Pre-College/ College
July 8, 2002

Suprise! I found out last night i'd be going down to florida on saturday. That is less than a week from today, how crazy is this..I said bye to my best friend since kindergarten on saturday morning, that was emotional...and bye to a fab 5 member on friday night (Heta), and then meghan went to mexico this morning, now i am the next one to go. And basically the real first one to leave of the *Perfect 10* girls. Oh, man. I am really gonna miss them. And my neighbor megan and mackenzie leigh pup and the rest of the family. I also spoke with my roomate today and she seems really nice and has an accent..especially when she says coffee...

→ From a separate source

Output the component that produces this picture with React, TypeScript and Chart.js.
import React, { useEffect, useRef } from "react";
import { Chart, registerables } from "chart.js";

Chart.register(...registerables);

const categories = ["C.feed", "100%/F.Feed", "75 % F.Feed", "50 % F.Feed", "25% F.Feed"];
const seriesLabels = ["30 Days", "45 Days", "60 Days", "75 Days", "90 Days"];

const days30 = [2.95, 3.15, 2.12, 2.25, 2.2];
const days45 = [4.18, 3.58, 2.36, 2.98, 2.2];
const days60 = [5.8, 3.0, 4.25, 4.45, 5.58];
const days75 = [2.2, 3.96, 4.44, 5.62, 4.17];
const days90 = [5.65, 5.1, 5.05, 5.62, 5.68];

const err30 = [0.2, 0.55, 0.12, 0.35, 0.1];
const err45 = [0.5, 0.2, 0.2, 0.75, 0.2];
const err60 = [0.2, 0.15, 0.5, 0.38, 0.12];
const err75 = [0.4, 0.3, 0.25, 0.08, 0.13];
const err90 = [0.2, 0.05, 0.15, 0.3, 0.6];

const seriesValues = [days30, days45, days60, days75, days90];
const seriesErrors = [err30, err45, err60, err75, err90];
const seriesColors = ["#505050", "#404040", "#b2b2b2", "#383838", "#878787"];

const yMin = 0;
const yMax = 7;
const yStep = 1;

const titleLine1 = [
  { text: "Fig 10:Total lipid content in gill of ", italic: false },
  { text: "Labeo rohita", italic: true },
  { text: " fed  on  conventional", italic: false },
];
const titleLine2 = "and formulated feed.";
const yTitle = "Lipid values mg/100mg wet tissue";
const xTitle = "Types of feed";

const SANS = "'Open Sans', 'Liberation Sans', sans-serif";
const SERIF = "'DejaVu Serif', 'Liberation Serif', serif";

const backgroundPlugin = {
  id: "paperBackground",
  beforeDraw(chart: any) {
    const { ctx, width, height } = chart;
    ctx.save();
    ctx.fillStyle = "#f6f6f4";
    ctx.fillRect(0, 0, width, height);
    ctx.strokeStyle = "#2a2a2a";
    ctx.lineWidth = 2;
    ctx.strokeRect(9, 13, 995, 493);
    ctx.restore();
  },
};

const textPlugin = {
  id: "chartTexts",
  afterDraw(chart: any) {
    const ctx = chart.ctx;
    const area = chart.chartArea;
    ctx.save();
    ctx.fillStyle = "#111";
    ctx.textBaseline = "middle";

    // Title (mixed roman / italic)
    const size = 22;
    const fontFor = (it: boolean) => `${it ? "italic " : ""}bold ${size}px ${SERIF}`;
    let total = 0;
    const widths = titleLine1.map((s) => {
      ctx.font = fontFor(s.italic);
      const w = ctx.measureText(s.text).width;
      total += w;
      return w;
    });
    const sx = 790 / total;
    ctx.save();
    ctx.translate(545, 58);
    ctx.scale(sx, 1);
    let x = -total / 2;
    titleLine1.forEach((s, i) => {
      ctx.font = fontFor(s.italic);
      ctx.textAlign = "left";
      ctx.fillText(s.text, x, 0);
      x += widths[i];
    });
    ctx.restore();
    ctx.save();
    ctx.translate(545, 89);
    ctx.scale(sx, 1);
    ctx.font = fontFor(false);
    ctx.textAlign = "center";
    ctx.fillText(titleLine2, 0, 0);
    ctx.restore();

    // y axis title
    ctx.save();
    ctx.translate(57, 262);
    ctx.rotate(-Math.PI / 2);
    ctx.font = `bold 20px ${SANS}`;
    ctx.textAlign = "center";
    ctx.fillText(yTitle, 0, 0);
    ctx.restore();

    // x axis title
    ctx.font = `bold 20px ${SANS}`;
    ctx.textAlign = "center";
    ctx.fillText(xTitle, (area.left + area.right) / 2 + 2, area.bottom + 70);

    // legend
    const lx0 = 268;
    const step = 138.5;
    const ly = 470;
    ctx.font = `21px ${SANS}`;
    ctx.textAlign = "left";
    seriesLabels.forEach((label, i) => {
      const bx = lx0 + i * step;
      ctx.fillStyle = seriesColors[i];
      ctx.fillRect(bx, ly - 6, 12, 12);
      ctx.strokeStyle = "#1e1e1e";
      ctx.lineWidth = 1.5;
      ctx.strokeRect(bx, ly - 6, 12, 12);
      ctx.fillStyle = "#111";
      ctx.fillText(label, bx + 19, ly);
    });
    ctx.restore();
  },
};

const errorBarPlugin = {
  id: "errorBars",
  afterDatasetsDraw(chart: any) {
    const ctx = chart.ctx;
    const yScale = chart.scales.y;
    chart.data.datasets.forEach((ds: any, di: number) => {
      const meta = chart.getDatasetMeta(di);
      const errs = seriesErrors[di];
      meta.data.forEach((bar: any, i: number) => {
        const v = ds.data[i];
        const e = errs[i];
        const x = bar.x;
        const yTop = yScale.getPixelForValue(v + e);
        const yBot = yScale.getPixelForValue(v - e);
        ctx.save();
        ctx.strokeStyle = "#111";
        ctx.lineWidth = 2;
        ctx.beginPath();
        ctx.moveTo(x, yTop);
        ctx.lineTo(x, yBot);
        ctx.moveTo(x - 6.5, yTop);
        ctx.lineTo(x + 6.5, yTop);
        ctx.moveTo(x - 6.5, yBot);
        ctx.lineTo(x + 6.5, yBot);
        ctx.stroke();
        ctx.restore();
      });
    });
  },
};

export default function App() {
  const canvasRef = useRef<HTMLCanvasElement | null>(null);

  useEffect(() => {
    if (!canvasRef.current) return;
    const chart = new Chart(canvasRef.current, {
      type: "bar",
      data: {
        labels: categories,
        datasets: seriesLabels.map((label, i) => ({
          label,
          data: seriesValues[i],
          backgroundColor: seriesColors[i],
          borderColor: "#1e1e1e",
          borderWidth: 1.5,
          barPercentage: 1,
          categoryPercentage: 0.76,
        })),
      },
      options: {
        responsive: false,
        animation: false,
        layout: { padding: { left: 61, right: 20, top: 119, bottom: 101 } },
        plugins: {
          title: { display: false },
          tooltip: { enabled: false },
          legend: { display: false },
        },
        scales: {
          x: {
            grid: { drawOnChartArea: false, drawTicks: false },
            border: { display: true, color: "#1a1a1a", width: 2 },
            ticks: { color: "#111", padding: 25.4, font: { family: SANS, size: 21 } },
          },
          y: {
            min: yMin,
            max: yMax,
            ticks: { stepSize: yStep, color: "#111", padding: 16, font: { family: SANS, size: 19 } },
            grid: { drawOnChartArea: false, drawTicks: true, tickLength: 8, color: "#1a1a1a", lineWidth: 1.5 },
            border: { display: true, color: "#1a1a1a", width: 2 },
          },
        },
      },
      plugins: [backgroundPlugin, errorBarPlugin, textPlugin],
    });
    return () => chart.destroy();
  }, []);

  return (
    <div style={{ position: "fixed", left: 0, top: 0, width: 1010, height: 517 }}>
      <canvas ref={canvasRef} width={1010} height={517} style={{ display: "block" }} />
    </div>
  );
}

I swear, i cant get through a day without arguing about something with my mother. Well, geez, what am i supposed to do? I cant help it if i am a little stressed w/ having to pack and everything..oh well, only 5 days left of living at 262 mary drive binghamton ny 13901.. :o(..Im going to really miss this place...well the house is being shown again tomorrow- maybe twice- which means i have to continue to pack and keep my room clean! UG!
July 13, 2002

Well, i am writing this a month aafter july 13th..its august 13th right now, but i can't help but back up a bit! As i woke up that saturday morning all i could think of was that i am so blessed to have friends that stayed up all night w/ me to watch me pack, bring me a slushee, and most of all go to skate estate to make complete fools of themselves simply- for me. The whole perfect 10, - jess c, went for me plus two of the fab 5, ashley and lourdes, and my pea!(heather). Which made my heart fill up w/ so many mixed feelings because yes they made me so happy that night, but how many times had i been left out by those same people..oh well, forgive and forgeti guess...

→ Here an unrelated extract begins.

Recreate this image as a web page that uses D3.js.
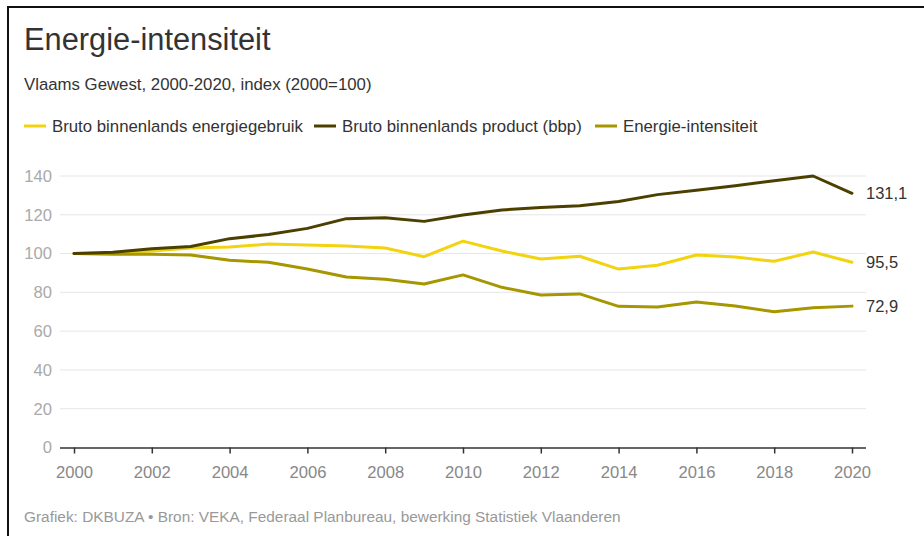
<!DOCTYPE html>
<html>
<head>
<meta charset="utf-8">
<script src="https://cdn.jsdelivr.net/npm/d3@7"></script>
<style>
  html, body { margin: 0; padding: 0; background: #fff; }
  svg { display: block; font-family: "Liberation Sans", Arial, sans-serif; }
  .tick text { font-size: 16.6px; font-family: "Liberation Sans", Arial, sans-serif; }
</style>
</head>
<body>
<svg id="chart" width="924" height="536"></svg>
<script>
const years = [2000,2001,2002,2003,2004,2005,2006,2007,2008,2009,2010,2011,2012,2013,2014,2015,2016,2017,2018,2019,2020];
const energyUse = [100,100,101.3,102.9,103.4,104.9,104.4,103.9,102.9,98.4,106.4,101.3,97.2,98.6,92,94,99.3,98.2,96,100.8,95.5];
const gdp = [100,100.7,102.5,103.6,107.7,109.8,113,118,118.5,116.6,119.9,122.5,123.7,124.7,126.8,130.4,132.6,135,137.6,140,131.1];
const intensity = [100,99.6,99.6,99.3,96.5,95.5,92,87.9,86.7,84.3,89,82.6,78.6,79.2,72.8,72.5,75,73,70,72.1,72.9];
const seriesNames = ["Bruto binnenlands energiegebruik","Bruto binnenlands product (bbp)","Energie-intensiteit"];
const seriesColors = ["#f2d30f","#4b4000","#a69600"];
const seriesValues = [energyUse, gdp, intensity];
const yTicks = [0,20,40,60,80,100,120,140];
const xTicks = [2000,2002,2004,2006,2008,2010,2012,2014,2016,2018,2020];
const endLabels = ["95,5","131,1","72,9"];

const svg = d3.select("#chart");

// frame
svg.append("rect").attr("x",8).attr("y",7).attr("width",1000).attr("height",1000)
  .attr("fill","none").attr("stroke","#111").attr("stroke-width",2);

svg.append("text").attr("x",24).attr("y",50).attr("font-size",30.8).attr("fill","#333")
  .text("Energie-intensiteit");
svg.append("text").attr("x",24).attr("y",90).attr("font-size",16.8).attr("fill","#333")
  .text("Vlaams Gewest, 2000-2020, index (2000=100)");

// legend
const legendX = [24, 314, 595];
seriesNames.forEach((n,i)=>{
  const g = svg.append("g").attr("transform",`translate(${legendX[i]},126)`);
  g.append("line").attr("x1",0).attr("x2",22).attr("y1",0).attr("y2",0)
    .attr("stroke",seriesColors[i]).attr("stroke-width",3);
  g.append("text").attr("x",28).attr("y",5.5).attr("font-size",16.8).attr("fill","#333").text(n);
});

const x = d3.scaleLinear().domain([2000,2020]).range([74,852]);
const y = d3.scaleLinear().domain([0,140]).range([447.5,176]);

// grid
const grid = svg.append("g");
yTicks.filter(t=>t>0).forEach(t=>{
  grid.append("line").attr("x1",60).attr("x2",866).attr("y1",y(t)).attr("y2",y(t))
    .attr("stroke","#e6e6e6").attr("stroke-width",1);
});
// y tick labels
const yAxis = d3.axisLeft(y).tickValues(yTicks).tickSize(0).tickPadding(0);
const yg = svg.append("g").attr("transform","translate(52,0)").call(yAxis);
yg.select(".domain").remove();
yg.selectAll("text").attr("fill","#aaa");

// x axis
const xAxis = d3.axisBottom(x).tickValues(xTicks).tickFormat(d3.format("d")).tickSize(6).tickPadding(13);
const xg = svg.append("g").attr("transform",`translate(0,${y(0)})`).call(xAxis);
xg.select(".domain").attr("d","M60,0.5H866").attr("stroke","#333").attr("stroke-width",1.5);
xg.selectAll(".tick line").attr("stroke","#333").attr("stroke-width",1.5);
xg.selectAll("text").attr("fill","#888");

// lines
const line = d3.line().x((d,i)=>x(years[i])).y(d=>y(d));
[0,2,1].forEach(i=>{
  svg.append("path").datum(seriesValues[i]).attr("d",line)
    .attr("fill","none").attr("stroke",seriesColors[i]).attr("stroke-width",3)
    .attr("stroke-linejoin","round").attr("stroke-linecap","round");
});
// end labels
seriesValues.forEach((v,i)=>{
  svg.append("text").attr("x",866).attr("y",y(v[v.length-1])).attr("dy","0.35em")
    .attr("font-size",16.5).attr("fill","#333").text(endLabels[i]);
});

svg.append("text").attr("x",24).attr("y",522).attr("font-size",15.4).attr("fill","#999")
  .text("Grafiek: DKBUZA • Bron: VEKA, Federaal Planbureau, bewerking Statistiek Vlaanderen");
</script>
</body>
</html>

Yes, the goodbye that morning was emotional. I cried--hard. I looked at my room, my backyard, my bathroom, my kitchen, everything...knowing. i may never see it as mine. ever again.
August 14th 1:05 AM

Here i sit. wondering about college...will i get lost. will people want to be my friend..will i want to be theres? will i run well? will i gain the freshmen 15..will my grades be ok? will i run out of cash? oh yes..these are the thoughts racing through my head...So much change and the time is FLYING by...
* why's it gotta be so complicated..im so frustrated!!* I miss people at home. I want my mom, dad, and friends..i want to feel complete and i miss singing in church w/ christaline, julie, janine, and paul...and watching justin make faces... I have so many letters to send. .. Oh well, jessica has shingles? thats so sad...poor thing..i have to finish packing now.
September,
i dont know why he did it...i am so upset...and theres no one here that knows who i am talking about...i feel trapped because of this...i dont know what im going to do if someone does it again. i just, i just dont know...
October,
Somethings not right....it happened again..my friends little sister, why? because she wanted to be with her soul mate...and why did he do it? i dont know...its like a romeo and juliet drama..well, i want to know what happened to the happily ever afters...it's gotta stop..somebody has to make this stop.